Prudence Wemberly has no idea how she was drawn in by a rake who compromised her and then refused to marry her. Afterward, Pru's stern magistrate father threatened to throw her out of the house if anything like that ever happened again. Thinking there had been some horrible misunderstanding with her suitor, she went to him to set things straight, only to have him compromise her even further. Fearing her father's wrath, she decides to take matters into her own hands. If she's going to be ruined, she might as well be well and truly ruined, so she decides to seek guidance on becoming a courtesan from the most famous one in London. It seemed like a good idea at the time, at least after three glasses of sherry, but once at the brothel, she isn't certain if she can go through with it.
Charles Hatterly is an ornithologist who just wants to be left alone to study birds. Unfortunately, as the oldest son, he's expected to marry, so he reluctantly submits himself to the tortures of the marriage mart to keep his father happy. The bubbled-headed young ladies he meets at balls and parties though, don't interest him in the least, so he's been putting off the inevitable need for a wife until he meets Prudence at the brothel. He finds her to be a delightful companion and her predicament stirs his gentlemanly instincts. To solve both their problems, he offers a marriage of convenience, but what's a man to do when he finds himself so utterly charmed by his new wife that he just might be falling in love with her.

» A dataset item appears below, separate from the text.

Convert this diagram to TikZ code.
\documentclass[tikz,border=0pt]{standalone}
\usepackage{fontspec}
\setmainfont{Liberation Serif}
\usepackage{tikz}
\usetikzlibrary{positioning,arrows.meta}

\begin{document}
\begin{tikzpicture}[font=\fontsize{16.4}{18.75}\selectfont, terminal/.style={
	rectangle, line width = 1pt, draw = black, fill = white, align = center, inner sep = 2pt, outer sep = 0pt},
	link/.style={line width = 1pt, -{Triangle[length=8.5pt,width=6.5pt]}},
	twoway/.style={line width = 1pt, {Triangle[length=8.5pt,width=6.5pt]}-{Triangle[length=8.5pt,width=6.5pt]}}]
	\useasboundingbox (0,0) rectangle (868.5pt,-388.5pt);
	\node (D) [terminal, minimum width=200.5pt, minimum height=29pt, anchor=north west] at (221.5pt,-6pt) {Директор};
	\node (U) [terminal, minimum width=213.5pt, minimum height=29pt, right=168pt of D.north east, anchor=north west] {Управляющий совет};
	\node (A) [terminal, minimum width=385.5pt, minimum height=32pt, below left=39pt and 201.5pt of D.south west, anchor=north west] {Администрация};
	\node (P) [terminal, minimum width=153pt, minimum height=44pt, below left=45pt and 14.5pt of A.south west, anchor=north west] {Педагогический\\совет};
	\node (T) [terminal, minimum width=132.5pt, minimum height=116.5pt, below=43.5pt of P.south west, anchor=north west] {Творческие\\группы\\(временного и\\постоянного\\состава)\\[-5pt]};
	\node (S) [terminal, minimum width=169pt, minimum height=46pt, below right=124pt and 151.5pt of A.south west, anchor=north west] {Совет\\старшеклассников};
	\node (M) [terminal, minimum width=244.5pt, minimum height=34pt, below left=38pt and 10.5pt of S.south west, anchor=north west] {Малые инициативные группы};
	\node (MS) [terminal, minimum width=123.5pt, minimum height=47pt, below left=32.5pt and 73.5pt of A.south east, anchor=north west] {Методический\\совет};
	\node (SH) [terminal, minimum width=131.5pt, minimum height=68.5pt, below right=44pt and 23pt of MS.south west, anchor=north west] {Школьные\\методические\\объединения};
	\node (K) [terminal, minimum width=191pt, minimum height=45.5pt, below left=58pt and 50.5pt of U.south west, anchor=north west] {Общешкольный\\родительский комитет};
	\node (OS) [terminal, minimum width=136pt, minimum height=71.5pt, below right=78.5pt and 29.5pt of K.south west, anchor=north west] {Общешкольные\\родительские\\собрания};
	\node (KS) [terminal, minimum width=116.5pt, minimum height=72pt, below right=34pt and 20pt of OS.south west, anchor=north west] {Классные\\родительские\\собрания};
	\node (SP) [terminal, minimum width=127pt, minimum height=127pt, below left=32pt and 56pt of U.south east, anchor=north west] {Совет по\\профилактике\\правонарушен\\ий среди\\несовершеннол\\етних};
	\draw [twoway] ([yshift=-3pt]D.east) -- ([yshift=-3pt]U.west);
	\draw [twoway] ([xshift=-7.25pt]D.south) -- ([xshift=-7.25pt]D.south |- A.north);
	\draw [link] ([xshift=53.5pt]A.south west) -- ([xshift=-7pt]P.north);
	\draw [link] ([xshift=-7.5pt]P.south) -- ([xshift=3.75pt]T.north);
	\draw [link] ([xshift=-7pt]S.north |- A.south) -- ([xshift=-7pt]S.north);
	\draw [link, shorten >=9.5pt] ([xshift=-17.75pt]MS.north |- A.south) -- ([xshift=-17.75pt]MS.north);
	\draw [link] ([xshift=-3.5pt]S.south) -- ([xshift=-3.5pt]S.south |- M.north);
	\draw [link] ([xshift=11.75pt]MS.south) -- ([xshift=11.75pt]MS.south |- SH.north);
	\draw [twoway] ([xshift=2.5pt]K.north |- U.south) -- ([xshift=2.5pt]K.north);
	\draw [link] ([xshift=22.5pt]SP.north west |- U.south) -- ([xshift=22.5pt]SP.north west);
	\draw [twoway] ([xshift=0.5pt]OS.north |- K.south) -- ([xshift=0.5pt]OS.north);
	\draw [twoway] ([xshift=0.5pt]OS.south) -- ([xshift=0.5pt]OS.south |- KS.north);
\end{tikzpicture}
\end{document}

Compromising Prudence is a delightful Regency romance novella that was fun, witty, charming, and truly romantic. It is very rare that an author can convince me of two characters love and rightness for one another in such a short story and more importantly a short time frame, but that's exactly what Marguerite Butler accomplished in this little novella. Some authors fail to do this in a full-length novel, and for those, my advice would be to take a lesson from this very talented writer. Normally, love at first sight doesn't work well for me either, but somehow, she made me believe that this couple were perfectly matched even though they'd only known each other for a few days.
Charles is positively adorable. A classic geek in every sense of the word, he's a man of science (ornithology to be exact) who often closets himself in his study for hours at a time. He hates having to present himself to the marriage mart and feels it's a total waste of his time, but every year, he does so to keep his father happy. As the oldest son, he knows he's expected to marry soon, but the young ladies he meets at the balls and parties he must attend bore him to tears. He just wants a biddable wife who'll leave him to his studies.
Prudence is a spirited young woman who unwittingly fell victim to the charms of a ne'er-do-well who compromised her and then refused to marry her. Her extremely strict and conservative magistrate father has threatened to put her out on the streets if anything else scandalous occurs, so when her suitor compromises her even further, Prudence figures she might as well truly ruin herself by going to the most famous courtesan in London.
It's abundantly obvious from the moment Charles and Prudence meet that they are meant for each other. Charles offers Pru a marriage of convenience, and since she has few other options, Pru accepts. The two get along so famously and understand one another so well, it's not surprising that they fall in love hard and fast. Prudence comes across as very sweet and maybe just a touch naïve, but at the same time is a very passionate woman underneath. I thought it was very cute how she was fascinated by the lingerie at the modiste's shop and wanted a "real" wedding night while Charles was trying to do the noble thing in spite of desiring her very much. Charles is a sweet beta hero who treats Pru with the utmost kindness and respect in spite of finding her in a brothel, yet underneath, he can be a bit jealous and very protective of his wife-to-be. Even though this is a sweet romance with no explicit content, there is some fairly high sexual tension and tender sensuality shared between these star-crossed lovers. I like that Charles wasn't particularly experienced in the bedroom, but was simultaneously a little disappointed that Pru didn't get to model her negligee for him, especially after so much was made of it. This was a very minor thing though, that didn't really detract from my overall enjoyment of this novella.
Compromising Prudence is the first book in The Mad Hatterlys series. Charles' outgoing, rakish twin, Graham, who becomes the hero of the second book, Becoming Mr. Brooking, is introduced, along with a second brother, Henry, another scientist who has a penchant for blowing things up. He becomes the hero of the fourth story, Rescuing Lady Rose, which happens to be a full-length novel. Charles' hoydenish, tom-boy of a sister, Frances, is mentioned in the background, because Charles wants Pru to give her lessons in lady-like deportment for her coming out. She will become the heroine of the third novella, Civilizing Frances.
Overall, I can't begin to express how much I enjoyed Compromising Prudence. It was a pure pleasure to read. The only thing that could have made it better is if it was longer, but it was still a satisfying, self-contained story despite its brevity. Finally, I've found another new author who knows how to write romance that it actually romantic. I'll definitely be looking forward to picking up the remaining books in the series and checking out Ms. Butler's other work.